Citroën’s current design chief is relatively new to the role – Pierre Leclercq’s immediate predecessor, the well-regarded Alexandre Malval having left to join Mercedes Benz in November 2018. This means that both production C4 and the latest C5 X were largely complete upon Leclercq’s arrival, and probably don’t necessarily reflect his creative vision for the brand – insofar as we can discern at least.
Leclercq’s CV is a somewhat chequered one; having recently departed KIA Motors for the Vélizy gig and prior to that had spent a number of years in China at Great Wall Motors. Earlier still, he served under Chris Bangle at BMW; his Vierzylinder palmarés including the second-generation X5 and the execrable X6. He now reports to Jean-Pierre Ploué, who currently oversees the entire Stellantis design portfolio.
Clearly, on a more macro level, the massive personnel changes that have taken place across the Stellantis empire are likely to precipitate further creative upheaval over the coming years, but given the timelines, conceptual toe in the water exercises notwithstanding, we are unlikely to see much of Leclercq’s hand at Citroën for some time yet.
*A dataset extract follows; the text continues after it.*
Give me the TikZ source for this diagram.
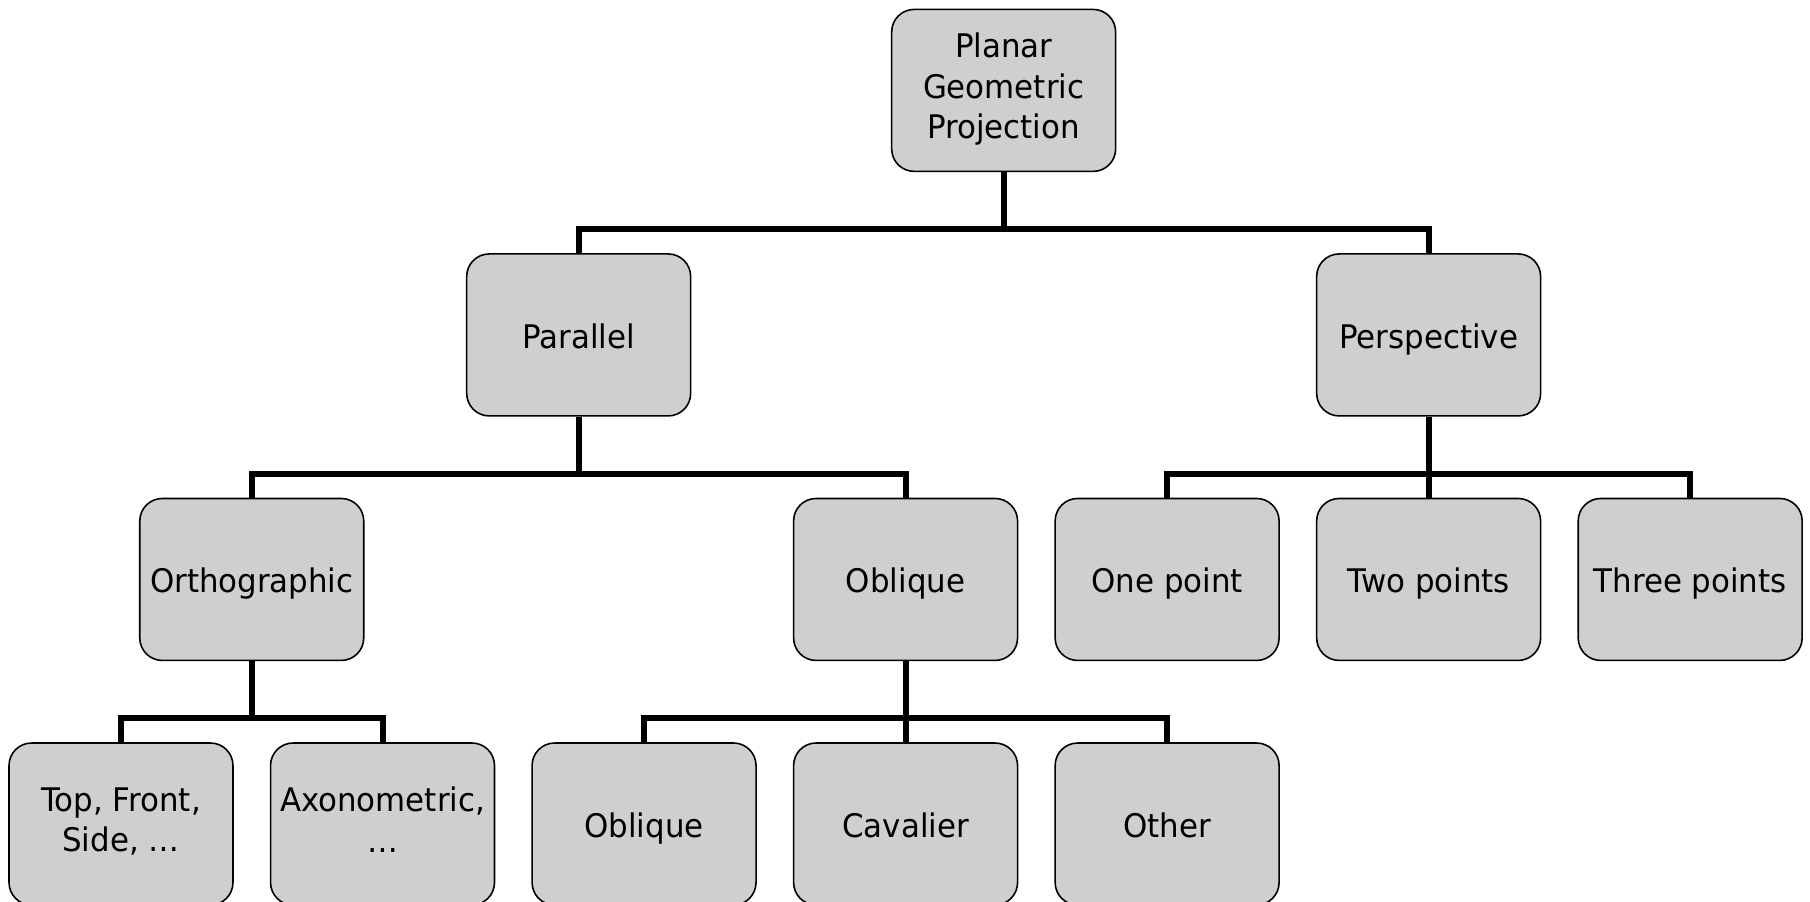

A new styling director is usually an opportunity for a carmaker to rethink its creative offer. For Leclercq, it represents a chance to underpin something both necessary and important. Citroën’s press release makes much of the C5 X’s warmth, tranquillity and serenity, as espoused by its “Citroën Advanced Comfort active suspension system” [no joke, they actually said that], and extra bouncy seats. Fine and dandy, but it might behove both double chevron and you, the potential consumer to be presented with something a mite calmer looking in the coming years.
After all, creative dissonance only gets you so far.
 Don’t mention the F-word.
 May those responsible be forever haunted by the ghost of Andre Lefebvre and Paul Magés.
 While any resemblance to the CX is frankly for the birds, the author of the design review published on the excellent (and highly recommended) Lignes-Auto suggests there is more than a note of XM to the rear quarter light treatment.
 Both AMC and Subaru (amongst others) have mined this particular seam in the distant past and a number of rival carmakers now appear bent on promoting it as the new frontier for the saloon format.
I also highly recommend this fine dissection of the C5 X design on Design Field Trip.